• [What the task requires]: Make an exact copy of all the entries, but do not reproduce the pictures.

[Records with drawing code]
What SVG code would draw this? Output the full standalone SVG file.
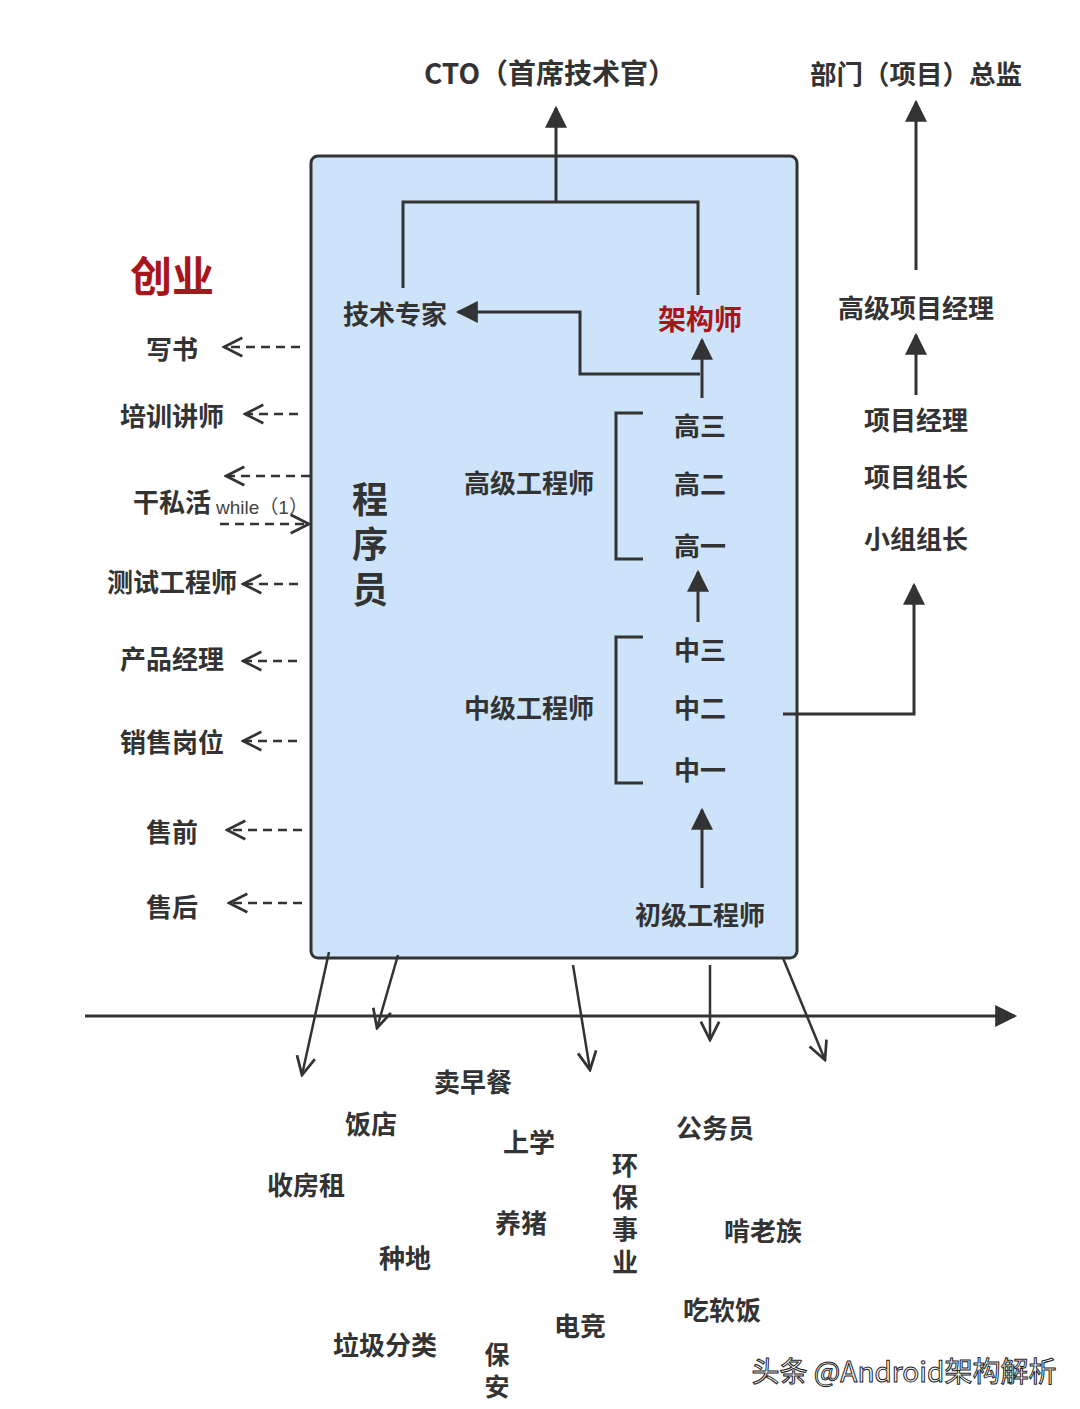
<svg xmlns="http://www.w3.org/2000/svg" width="1080" height="1409" viewBox="0 0 1080 1409">
<defs>
<style>
.t{font-family:"Noto Sans CJK SC","Noto Sans",sans-serif;font-weight:bold;fill:#333;font-size:26px;text-anchor:middle;dominant-baseline:central}
.v{font-family:"Noto Sans CJK SC","Noto Sans",sans-serif;font-weight:bold;fill:#333;font-size:26px;writing-mode:vertical-rl;text-anchor:start}
.red{fill:#a8161b}
.ln{fill:none;stroke:#333;stroke-width:3}
.ds{fill:none;stroke:#333;stroke-width:2.5;stroke-dasharray:9 6}
.ch{fill:none;stroke:#333;stroke-width:2.5}
</style>
<marker id="big" viewBox="0 0 10 10" refX="9" refY="5" markerWidth="26" markerHeight="22" markerUnits="userSpaceOnUse" orient="auto"><path d="M0,0L10,5L0,10z" fill="#333"/></marker>
<marker id="op" viewBox="0 0 12 12" refX="11" refY="6" markerWidth="22" markerHeight="22" markerUnits="userSpaceOnUse" orient="auto"><path d="M1,1L11,6L1,11" fill="none" stroke="#333" stroke-width="1.5"/></marker>
</defs>
<rect width="1080" height="1409" fill="#fff"/>
<g id="programmer-box"><rect x="311" y="156" width="486" height="802" rx="7" fill="#cce3f9" stroke="#333" stroke-width="3"/></g>
<g id="connectors">
<polyline class="ln" points="403,288 403,202 698,202 698,295"/>
<line class="ln" x1="556" y1="202" x2="556" y2="108" marker-end="url(#big)"/>
<polyline class="ln" points="700,374 580,374 580,312 458,312" marker-end="url(#big)"/>
<line class="ln" x1="702" y1="398" x2="702" y2="340" marker-end="url(#big)"/>
<polyline class="ln" points="643,413 616,413 616,559 643,559"/>
<line class="ln" x1="698" y1="622" x2="698" y2="572" marker-end="url(#big)"/>
<polyline class="ln" points="643,637 616,637 616,783 643,783"/>
<line class="ln" x1="702" y1="888" x2="702" y2="810" marker-end="url(#big)"/>
<polyline class="ln" points="783,714 914,714 914,585" marker-end="url(#big)"/>
<line class="ln" x1="916" y1="395" x2="916" y2="335" marker-end="url(#big)"/>
<line class="ln" x1="916" y1="270" x2="916" y2="102" marker-end="url(#big)"/>
<line class="ds" x1="300" y1="347" x2="224" y2="347" marker-end="url(#op)"/>
<line class="ds" x1="298" y1="414" x2="245" y2="414" marker-end="url(#op)"/>
<line class="ds" x1="310" y1="476" x2="226" y2="476" marker-end="url(#op)"/>
<line class="ds" x1="220" y1="524" x2="309" y2="524" marker-end="url(#op)"/>
<line class="ds" x1="298" y1="584" x2="243" y2="584" marker-end="url(#op)"/>
<line class="ds" x1="297" y1="661" x2="243" y2="661" marker-end="url(#op)"/>
<line class="ds" x1="297" y1="741" x2="243" y2="741" marker-end="url(#op)"/>
<line class="ds" x1="302" y1="830" x2="227" y2="830" marker-end="url(#op)"/>
<line class="ds" x1="302" y1="903" x2="229" y2="903" marker-end="url(#op)"/>
<line class="ln" x1="85" y1="1016" x2="1015" y2="1016" marker-end="url(#big)"/>
<line class="ch" x1="329" y1="952" x2="302" y2="1075" marker-end="url(#op)"/>
<line class="ch" x1="398" y1="955" x2="377" y2="1028" marker-end="url(#op)"/>
<line class="ch" x1="573" y1="965" x2="590" y2="1070" marker-end="url(#op)"/>
<line class="ch" x1="710" y1="965" x2="710" y2="1040" marker-end="url(#op)"/>
<line class="ch" x1="783" y1="958" x2="825" y2="1060" marker-end="url(#op)"/>
</g>
<g id="top-labels">
<text class="t" x="550" y="72" style="font-size:28px">CTO（首席技术官）</text>
<text class="t" x="916" y="72" style="font-size:26.5px">部门（项目）总监</text>
</g>
<g id="inner-nodes">
<text class="t" x="395" y="312">技术专家</text>
<text class="t red" x="700" y="318" style="font-size:28px">架构师</text>
<text class="t" x="700" y="424">高三</text>
<text class="t" x="700" y="482">高二</text>
<text class="t" x="700" y="544">高一</text>
<text class="t" x="529" y="481">高级工程师</text>
<text class="t" x="700" y="648">中三</text>
<text class="t" x="700" y="706">中二</text>
<text class="t" x="700" y="768">中一</text>
<text class="t" x="529" y="706">中级工程师</text>
<text class="t" x="700" y="913">初级工程师</text>
<text class="v" x="370" y="481" style="font-size:36px;letter-spacing:9px">程序员</text>
</g>
<g id="right-nodes">
<text class="t" x="916" y="306">高级项目经理</text>
<text class="t" x="916" y="418">项目经理</text>
<text class="t" x="916" y="475">项目组长</text>
<text class="t" x="916" y="537">小组组长</text>
</g>
<g id="left-nodes">
<text class="t red" x="172" y="273" style="font-size:42px">创业</text>
<text class="t" x="172" y="347">写书</text>
<text class="t" x="172" y="414">培训讲师</text>
<text class="t" x="172" y="500">干私活</text>
<text x="262" y="507" font-family="Liberation Sans, Noto Sans CJK SC, sans-serif" font-size="19" fill="#444" text-anchor="middle" dominant-baseline="central">while（1）</text>
<text class="t" x="172" y="580">测试工程师</text>
<text class="t" x="172" y="657">产品经理</text>
<text class="t" x="172" y="740">销售岗位</text>
<text class="t" x="172" y="830">售前</text>
<text class="t" x="172" y="905">售后</text>
</g>
<g id="bottom-labels">
<text class="t" x="473" y="1080">卖早餐</text>
<text class="t" x="371" y="1122">饭店</text>
<text class="t" x="529" y="1140">上学</text>
<text class="t" x="715" y="1126">公务员</text>
<text class="t" x="306" y="1183">收房租</text>
<text class="v" x="625" y="1152" style="letter-spacing:6.3px">环保事业</text>
<text class="t" x="521" y="1221">养猪</text>
<text class="t" x="763" y="1229">啃老族</text>
<text class="t" x="405" y="1256">种地</text>
<text class="t" x="722" y="1308">吃软饭</text>
<text class="t" x="580" y="1324">电竞</text>
<text class="t" x="385" y="1343">垃圾分类</text>
<text class="v" x="497" y="1342" style="font-size:25px;letter-spacing:7px">保安</text>
</g>
<g id="watermark">
<text x="904" y="1370" font-family="Noto Sans CJK SC, sans-serif" font-size="28" fill="#fff" stroke="#222" stroke-width="1" text-anchor="middle" dominant-baseline="central">头条 @Android架构解析</text>
</g>
</svg>
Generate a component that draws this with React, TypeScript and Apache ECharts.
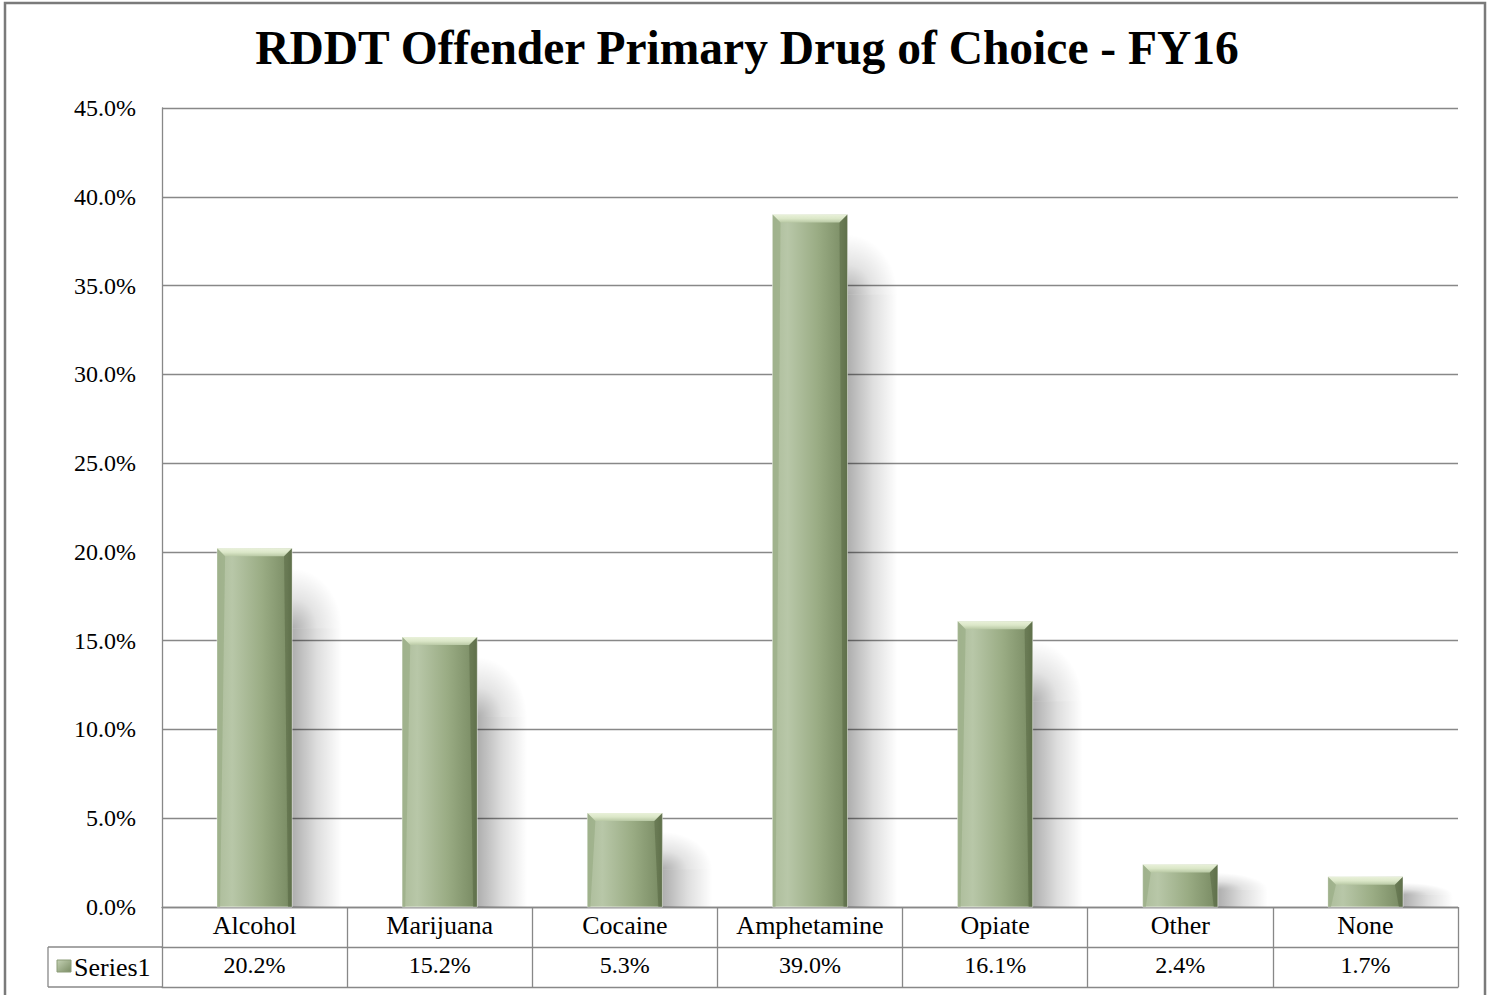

• [Full answer]:
What SVG code would draw this? Output the full standalone SVG file.
<svg xmlns="http://www.w3.org/2000/svg" width="1080" height="1409" viewBox="0 0 1080 1409">
<defs>
<style>
.t{font-family:"Noto Sans CJK SC","Noto Sans",sans-serif;font-weight:bold;fill:#333;font-size:26px;text-anchor:middle;dominant-baseline:central}
.v{font-family:"Noto Sans CJK SC","Noto Sans",sans-serif;font-weight:bold;fill:#333;font-size:26px;writing-mode:vertical-rl;text-anchor:start}
.red{fill:#a8161b}
.ln{fill:none;stroke:#333;stroke-width:3}
.ds{fill:none;stroke:#333;stroke-width:2.5;stroke-dasharray:9 6}
.ch{fill:none;stroke:#333;stroke-width:2.5}
</style>
<marker id="big" viewBox="0 0 10 10" refX="9" refY="5" markerWidth="26" markerHeight="22" markerUnits="userSpaceOnUse" orient="auto"><path d="M0,0L10,5L0,10z" fill="#333"/></marker>
<marker id="op" viewBox="0 0 12 12" refX="11" refY="6" markerWidth="22" markerHeight="22" markerUnits="userSpaceOnUse" orient="auto"><path d="M1,1L11,6L1,11" fill="none" stroke="#333" stroke-width="1.5"/></marker>
</defs>
<rect width="1080" height="1409" fill="#fff"/>
<g id="programmer-box"><rect x="311" y="156" width="486" height="802" rx="7" fill="#cce3f9" stroke="#333" stroke-width="3"/></g>
<g id="connectors">
<polyline class="ln" points="403,288 403,202 698,202 698,295"/>
<line class="ln" x1="556" y1="202" x2="556" y2="108" marker-end="url(#big)"/>
<polyline class="ln" points="700,374 580,374 580,312 458,312" marker-end="url(#big)"/>
<line class="ln" x1="702" y1="398" x2="702" y2="340" marker-end="url(#big)"/>
<polyline class="ln" points="643,413 616,413 616,559 643,559"/>
<line class="ln" x1="698" y1="622" x2="698" y2="572" marker-end="url(#big)"/>
<polyline class="ln" points="643,637 616,637 616,783 643,783"/>
<line class="ln" x1="702" y1="888" x2="702" y2="810" marker-end="url(#big)"/>
<polyline class="ln" points="783,714 914,714 914,585" marker-end="url(#big)"/>
<line class="ln" x1="916" y1="395" x2="916" y2="335" marker-end="url(#big)"/>
<line class="ln" x1="916" y1="270" x2="916" y2="102" marker-end="url(#big)"/>
<line class="ds" x1="300" y1="347" x2="224" y2="347" marker-end="url(#op)"/>
<line class="ds" x1="298" y1="414" x2="245" y2="414" marker-end="url(#op)"/>
<line class="ds" x1="310" y1="476" x2="226" y2="476" marker-end="url(#op)"/>
<line class="ds" x1="220" y1="524" x2="309" y2="524" marker-end="url(#op)"/>
<line class="ds" x1="298" y1="584" x2="243" y2="584" marker-end="url(#op)"/>
<line class="ds" x1="297" y1="661" x2="243" y2="661" marker-end="url(#op)"/>
<line class="ds" x1="297" y1="741" x2="243" y2="741" marker-end="url(#op)"/>
<line class="ds" x1="302" y1="830" x2="227" y2="830" marker-end="url(#op)"/>
<line class="ds" x1="302" y1="903" x2="229" y2="903" marker-end="url(#op)"/>
<line class="ln" x1="85" y1="1016" x2="1015" y2="1016" marker-end="url(#big)"/>
<line class="ch" x1="329" y1="952" x2="302" y2="1075" marker-end="url(#op)"/>
<line class="ch" x1="398" y1="955" x2="377" y2="1028" marker-end="url(#op)"/>
<line class="ch" x1="573" y1="965" x2="590" y2="1070" marker-end="url(#op)"/>
<line class="ch" x1="710" y1="965" x2="710" y2="1040" marker-end="url(#op)"/>
<line class="ch" x1="783" y1="958" x2="825" y2="1060" marker-end="url(#op)"/>
</g>
<g id="top-labels">
<text class="t" x="550" y="72" style="font-size:28px">CTO（首席技术官）</text>
<text class="t" x="916" y="72" style="font-size:26.5px">部门（项目）总监</text>
</g>
<g id="inner-nodes">
<text class="t" x="395" y="312">技术专家</text>
<text class="t red" x="700" y="318" style="font-size:28px">架构师</text>
<text class="t" x="700" y="424">高三</text>
<text class="t" x="700" y="482">高二</text>
<text class="t" x="700" y="544">高一</text>
<text class="t" x="529" y="481">高级工程师</text>
<text class="t" x="700" y="648">中三</text>
<text class="t" x="700" y="706">中二</text>
<text class="t" x="700" y="768">中一</text>
<text class="t" x="529" y="706">中级工程师</text>
<text class="t" x="700" y="913">初级工程师</text>
<text class="v" x="370" y="481" style="font-size:36px;letter-spacing:9px">程序员</text>
</g>
<g id="right-nodes">
<text class="t" x="916" y="306">高级项目经理</text>
<text class="t" x="916" y="418">项目经理</text>
<text class="t" x="916" y="475">项目组长</text>
<text class="t" x="916" y="537">小组组长</text>
</g>
<g id="left-nodes">
<text class="t red" x="172" y="273" style="font-size:42px">创业</text>
<text class="t" x="172" y="347">写书</text>
<text class="t" x="172" y="414">培训讲师</text>
<text class="t" x="172" y="500">干私活</text>
<text x="262" y="507" font-family="Liberation Sans, Noto Sans CJK SC, sans-serif" font-size="19" fill="#444" text-anchor="middle" dominant-baseline="central">while（1）</text>
<text class="t" x="172" y="580">测试工程师</text>
<text class="t" x="172" y="657">产品经理</text>
<text class="t" x="172" y="740">销售岗位</text>
<text class="t" x="172" y="830">售前</text>
<text class="t" x="172" y="905">售后</text>
</g>
<g id="bottom-labels">
<text class="t" x="473" y="1080">卖早餐</text>
<text class="t" x="371" y="1122">饭店</text>
<text class="t" x="529" y="1140">上学</text>
<text class="t" x="715" y="1126">公务员</text>
<text class="t" x="306" y="1183">收房租</text>
<text class="v" x="625" y="1152" style="letter-spacing:6.3px">环保事业</text>
<text class="t" x="521" y="1221">养猪</text>
<text class="t" x="763" y="1229">啃老族</text>
<text class="t" x="405" y="1256">种地</text>
<text class="t" x="722" y="1308">吃软饭</text>
<text class="t" x="580" y="1324">电竞</text>
<text class="t" x="385" y="1343">垃圾分类</text>
<text class="v" x="497" y="1342" style="font-size:25px;letter-spacing:7px">保安</text>
</g>
<g id="watermark">
<text x="904" y="1370" font-family="Noto Sans CJK SC, sans-serif" font-size="28" fill="#fff" stroke="#222" stroke-width="1" text-anchor="middle" dominant-baseline="central">头条 @Android架构解析</text>
</g>
</svg>
Generate a component that draws this with React, TypeScript and Apache ECharts.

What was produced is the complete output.